Our visit to Florence took us to the breathtaking source of the Italian Renaissance. You saw and felt history in every direction and at all times. We spent 5 days on patrol revisiting our art history textbooks from college only this time we were there in person.
The art was amazing, but the place that really boggled our minds was Museo Galileo, what used to be called The Institute and Museum of the History of Science. When you go room to room and see the scientific instruments these people imagined and invented, you will gain a new appreciation of just how smart these folks were.
The museum is home to the only surviving instruments designed and built by Galileo. We saw his two original telescopes and the objective lens of the telescope with which Galileo discovered Jupiter’s moons. In addition, the museum is a repository for two dynasties that once ruled Florence: The Medici and the House of Lorraine. A little on the macabre side you even can see two fingers and a tooth from Galileo himself! There are over 1000 instruments and experimental apparatuses on display.

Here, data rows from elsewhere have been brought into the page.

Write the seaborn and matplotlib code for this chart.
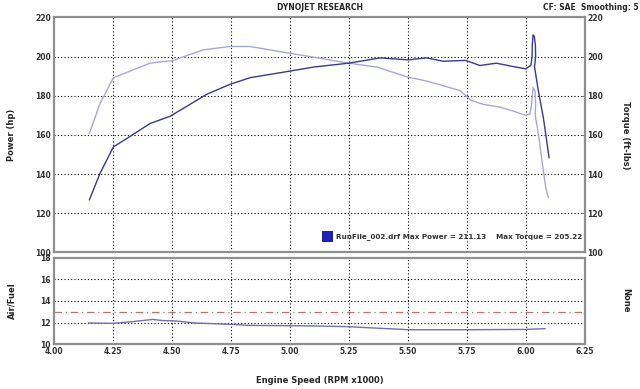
import numpy as np
import pandas as pd
import seaborn as sns
import matplotlib.pyplot as plt
from matplotlib.patches import Rectangle

# Power run (order matters: the trace loops back just past 6.00)
pwr_rpm = [4.151, 4.196, 4.253, 4.309, 4.408, 4.493, 4.564, 4.648, 4.747, 4.832, 4.973,
           5.10, 5.25, 5.383, 5.50, 5.58, 5.65, 5.746, 5.806, 5.876, 5.946, 6.000,
           6.022, 6.027, 6.028, 6.031, 6.036, 6.041, 6.042, 6.039, 6.037,
           6.054, 6.075, 6.089, 6.099]
pwr_hp = [126.8, 140.3, 153.9, 158.1, 165.8, 169.5, 174.6, 180.7, 185.8, 189.2, 192.0,
          194.6, 196.6, 199.3, 198.3, 199.3, 197.6, 198.0, 195.4, 196.6, 194.9, 193.7,
          195.5, 200.0, 206.0, 211.0, 210.5, 206.0, 200.0, 196.5, 195.0,
          182.2, 168.6, 156.8, 148.3]

trq_rpm = [4.151, 4.196, 4.253, 4.323, 4.408, 4.507, 4.564, 4.634, 4.747, 4.832, 4.973,
           5.10, 5.25, 5.37, 5.50, 5.58, 5.72, 5.77, 5.82, 5.89, 5.946, 6.000,
           6.018, 6.025, 6.031, 6.040, 6.042, 6.040,
           6.054, 6.071, 6.085, 6.096]
trq_ftlb = [160.7, 175.9, 189.2, 192.5, 196.6, 198.0, 200.5, 203.4, 205.1, 205.1, 202.2,
            199.7, 196.6, 194.6, 189.5, 187.5, 182.7, 177.6, 175.6, 174.2, 172.2, 170.0,
            170.7, 175.4, 184.2, 182.2, 175.4, 170.3,
            160.2, 144.9, 133.0, 128.0]

afr_rpm = [4.147, 4.25, 4.335, 4.42, 4.46, 4.52, 4.60, 4.75, 4.83, 5.00, 5.10,
           5.25, 5.384, 5.48, 5.50, 5.75, 6.00, 6.083]
afr = [11.97, 11.94, 12.1, 12.3, 12.2, 12.15, 11.97, 11.85, 11.75, 11.72, 11.7,
       11.63, 11.48, 11.38, 11.35, 11.35, 11.38, 11.45]
afr_target = 13.0

x_ticks = [4.00, 4.25, 4.50, 4.75, 5.00, 5.25, 5.50, 5.75, 6.00, 6.25]
top_ticks = [100, 120, 140, 160, 180, 200, 220]
bot_ticks = [10, 12, 14, 16, 18]

sns.set_style("white")
plt.rcParams['font.family'] = ['DejaVu Sans']
plt.rcParams['font.size'] = 5.5
plt.rcParams['font.weight'] = 'bold'

fig = plt.figure(figsize=(6.4, 3.89), dpi=100)
ax = fig.add_axes([0.0839, 0.3509, 0.8297, 0.6046])
ax2 = fig.add_axes([0.0839, 0.1147, 0.8297, 0.2231])

df_p = pd.DataFrame({"rpm": pwr_rpm, "v": pwr_hp})
df_t = pd.DataFrame({"rpm": trq_rpm, "v": trq_ftlb})
df_a = pd.DataFrame({"rpm": afr_rpm, "v": afr})

sns.lineplot(data=df_t, x="rpm", y="v", sort=False, estimator=None, color="#a8a8d6", lw=1.0, ax=ax)
sns.lineplot(data=df_p, x="rpm", y="v", sort=False, estimator=None, color="#3a3a8c", lw=1.0, ax=ax)
sns.lineplot(data=df_a, x="rpm", y="v", sort=False, estimator=None, color="#7070b0", lw=1.0, ax=ax2)
ax2.axhline(afr_target, color="#c07070", lw=0.9, ls=(0, (6, 3, 1, 3)))

for a, yt, yl in [(ax, top_ticks, (100, 220)), (ax2, bot_ticks, (10, 18))]:
    a.set_xlim(4.0, 6.25)
    a.set_ylim(*yl)
    a.set_xticks(x_ticks)
    a.set_yticks(yt)
    a.set_xlabel("")
    a.set_ylabel("")
    for x in x_ticks[1:-1]:
        a.axvline(x, color="black", lw=0.8, ls=(0, (1, 2)), zorder=0)
    for y in yt[1:-1]:
        a.axhline(y, color="black", lw=0.8, ls=(0, (1, 2)), zorder=0)
    for s in a.spines.values():
        s.set_color("#8f8f8f")
        s.set_linewidth(1.6)
    a.minorticks_on()
    a.tick_params(which="both", direction="in", color="#666666", width=0.6)
    a.tick_params(which="major", length=3, labelsize=5.5, labelcolor="#333333", pad=2)
    a.tick_params(which="minor", length=1.5)

ax.set_yticks(np.arange(100, 221, 4), minor=True)
ax.tick_params(axis="x", which="both", labelbottom=False, bottom=False)
ax.tick_params(axis="y", which="major", right=True, labelright=True)
ax2.set_yticks(np.arange(10, 18.1, 0.5), minor=True)
ax2.set_xticks(np.arange(4.0, 6.26, 0.05), minor=True)

fig.text(0.5, 0.982, "DYNOJET RESEARCH", ha="center", va="center", fontsize=5.5, weight="bold")
fig.text(0.998, 0.982, "CF: SAE  Smoothing: 5", ha="right", va="center", fontsize=5.5, weight="bold")
fig.text(0.018, 0.653, "Power (hp)", rotation=90, ha="center", va="center", fontsize=6, weight="bold")
fig.text(0.977, 0.653, "Torque (ft-lbs)", rotation=-90, ha="center", va="center", fontsize=6, weight="bold")
fig.text(0.018, 0.228, "Air/Fuel", rotation=90, ha="center", va="center", fontsize=6, weight="bold")
fig.text(0.977, 0.228, "None", rotation=-90, ha="center", va="center", fontsize=6, weight="bold")
fig.text(0.5, 0.023, "Engine Speed (RPM x1000)", ha="center", va="center", fontsize=6, weight="bold")

ax.add_patch(Rectangle((0.505, 0.049), 0.019, 0.042, transform=ax.transAxes,
                       facecolor="#2020c0", edgecolor="#101060", lw=0.6))
ax.text(0.531, 0.07, "RunFile_002.drf Max Power = 211.13    Max Torque = 205.22",
        transform=ax.transAxes, ha="left", va="center", fontsize=5.2, weight="bold", color="#333333")

fig.savefig("out.png", dpi=100)
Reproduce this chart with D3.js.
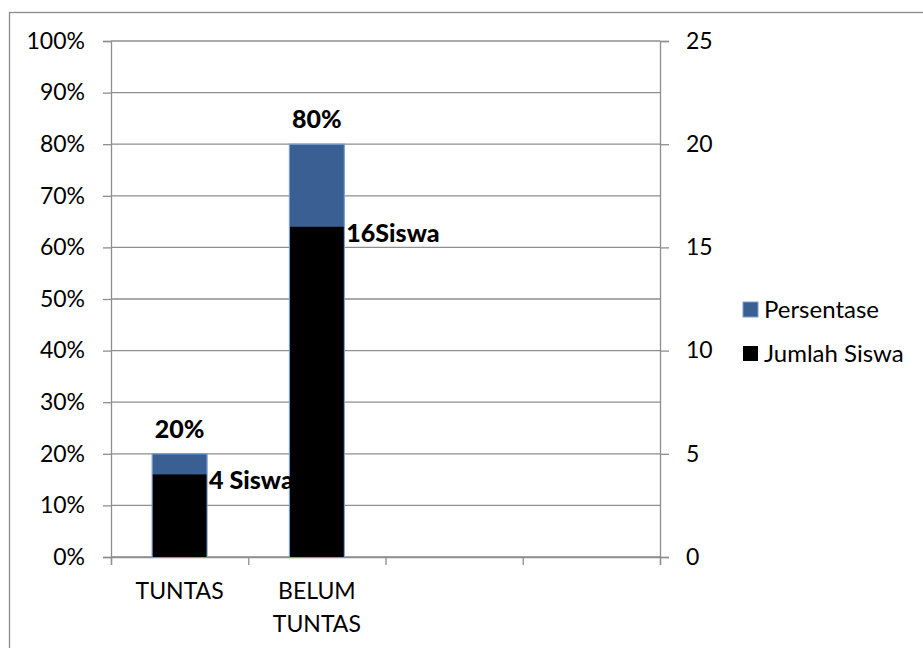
<!DOCTYPE html>
<html>
<head>
<meta charset="utf-8">
<script src="https://cdn.jsdelivr.net/npm/d3@7"></script>
<style>
  body { margin: 0; background: #fff; }
  text { font-family: Lato, "Open Sans", sans-serif; fill: #000; }
</style>
</head>
<body>
<div id="chart"></div>
<script>
// chart data
var categories = ["TUNTAS", "BELUM TUNTAS", "", ""];
var persentase = [20, 80, null, null];        // left axis, %
var jumlahSiswa = [4, 16, null, null];        // right axis, students
var persenLabels = ["20%", "80%"];
var siswaLabels = ["4 Siswa", "16Siswa"];
var leftTicks = [0, 10, 20, 30, 40, 50, 60, 70, 80, 90, 100];
var rightTicks = [0, 5, 10, 15, 20, 25];
var legendNames = ["Persentase", "Jumlah Siswa"];

var svgWidth = 923, svgHeight = 648;
var margin = { top: 41, right: 263, bottom: 91, left: 111 };
var width = svgWidth - margin.left - margin.right;
var height = svgHeight - margin.top - margin.bottom;

var svg = d3.select("#chart").append("svg")
  .attr("width", svgWidth)
  .attr("height", svgHeight);

// outer chart border
svg.append("rect")
  .attr("x", 9.5).attr("y", 12.5)
  .attr("width", 1000).attr("height", 1000)
  .attr("fill", "none")
  .attr("stroke", "#8c8c8c")
  .attr("stroke-width", 1.3);

var chartGroup = svg.append("g")
  .attr("transform", `translate(${margin.left}, ${margin.top})`);

var x = d3.scaleBand()
  .domain(d3.range(categories.length))
  .range([0, width])
  .paddingInner(0.6)
  .paddingOuter(0.3);

var yLeft = d3.scaleLinear().domain([0, 100]).range([height, 0]);
var yRight = d3.scaleLinear().domain([0, 25]).range([height, 0]);

var gray = "#8e8e8e";

// gridlines
chartGroup.append("g")
  .selectAll("line")
  .data(leftTicks)
  .enter()
  .append("line")
  .attr("x1", 0).attr("x2", width)
  .attr("y1", d => yLeft(d)).attr("y2", d => yLeft(d))
  .attr("stroke", gray)
  .attr("stroke-width", 1.3);

// left axis
var leftAxis = d3.axisLeft(yLeft)
  .tickValues(leftTicks)
  .tickSize(8)
  .tickPadding(18)
  .tickFormat(d => d + "%");
var gl = chartGroup.append("g").call(leftAxis);

// right axis
var rightAxis = d3.axisRight(yRight)
  .tickValues(rightTicks)
  .tickSize(9)
  .tickPadding(17);
var gr = chartGroup.append("g")
  .attr("transform", `translate(${width}, 0)`)
  .call(rightAxis);

// bottom axis with ticks between categories
var xEdge = d3.scaleLinear().domain([0, categories.length]).range([0, width]);
var bottomAxis = d3.axisBottom(xEdge)
  .tickValues(d3.range(categories.length + 1))
  .tickSize(8)
  .tickFormat("");
var gb = chartGroup.append("g")
  .attr("transform", `translate(0, ${height})`)
  .call(bottomAxis);

[gl, gr, gb].forEach(function(g) {
  g.selectAll("path.domain").attr("stroke", gray).attr("stroke-width", 1.3);
  g.selectAll(".tick line").attr("stroke", gray).attr("stroke-width", 1.3);
  g.selectAll(".tick text")
    .style("font-size", "23px")
    .attr("fill", "#000");
});

// category labels (wrapped)
chartGroup.append("g")
  .selectAll("text")
  .data(categories)
  .enter()
  .append("text")
  .attr("text-anchor", "middle")
  .style("font-size", "23px")
  .attr("transform", (d, i) => `translate(${xEdge(i + 0.5)}, ${height + 42})`)
  .each(function(d) {
    var words = d.split(" ");
    var t = d3.select(this);
    words.forEach(function(w, j) {
      t.append("tspan").attr("x", 0).attr("dy", j === 0 ? 0 : 33).text(w);
    });
  });

// persentase bars (behind)
chartGroup.append("g")
  .selectAll("rect")
  .data(persentase)
  .enter()
  .filter(d => d !== null)
  .append("rect")
  .attr("x", (d, i) => x(i))
  .attr("width", x.bandwidth())
  .attr("y", d => yLeft(d))
  .attr("height", d => height - yLeft(d))
  .attr("fill", "#3a6093")
  .attr("stroke", "#7aa0cf")
  .attr("stroke-width", 1.2);

// jumlah siswa bars (front)
chartGroup.append("g")
  .selectAll("rect")
  .data(jumlahSiswa)
  .enter()
  .filter(d => d !== null)
  .append("rect")
  .attr("x", (d, i) => x(i) + 0.6)
  .attr("width", x.bandwidth() - 1.2)
  .attr("y", d => yRight(d))
  .attr("height", d => height - yRight(d))
  .attr("fill", "#000");

// percentage labels
chartGroup.append("g")
  .selectAll("text")
  .data(persenLabels)
  .enter()
  .append("text")
  .attr("text-anchor", "middle")
  .attr("x", (d, i) => x(i) + x.bandwidth() / 2)
  .attr("y", (d, i) => yLeft(persentase[i]) - 16)
  .style("font-size", "25px")
  .style("font-weight", "900")
  .text(d => d);

// siswa labels
chartGroup.append("g")
  .selectAll("text")
  .data(siswaLabels)
  .enter()
  .append("text")
  .attr("x", (d, i) => x(i) + x.bandwidth() + 2)
  .attr("y", (d, i) => yRight(jumlahSiswa[i]) + 15)
  .style("font-size", "25px")
  .style("font-weight", "900")
  .text(d => d);

// legend
var legendColors = ["#3a6093", "#000"];
var legend = svg.append("g")
  .attr("transform", "translate(743, 302)");
var items = legend.selectAll("g")
  .data(legendNames)
  .enter()
  .append("g")
  .attr("transform", (d, i) => `translate(0, ${i * 44})`);
items.append("rect")
  .attr("width", 15).attr("height", 15)
  .attr("fill", (d, i) => legendColors[i])
  .attr("stroke", (d, i) => i === 0 ? "#7aa0cf" : "none");
items.append("text")
  .attr("x", 21).attr("y", 7.5)
  .attr("dy", "0.35em")
  .style("font-size", "24px")
  .text(d => d);
</script>
</body>
</html>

You learn about the Medici collections and how they promoted a scientific culture during the Renaissance. You also learn how The House of Lorraine collections from the 18th and 19th centuries show the foundation of science for the modern age.
As you wander room to room, you will see many mathematical, nautical, cosmographical instruments, ingenious glass thermometers, precise clocks that keep track of time of day, week, month, year, and the earth in relation to the moon, sun, and planets. There are detailed representations of the world, globes, and machines of war.
There are so many must-sees in Florence; it is easy to miss this one. Seeing the mechanical side of the Renaissance gave me a much broader view of these talented and brilliant Florentines.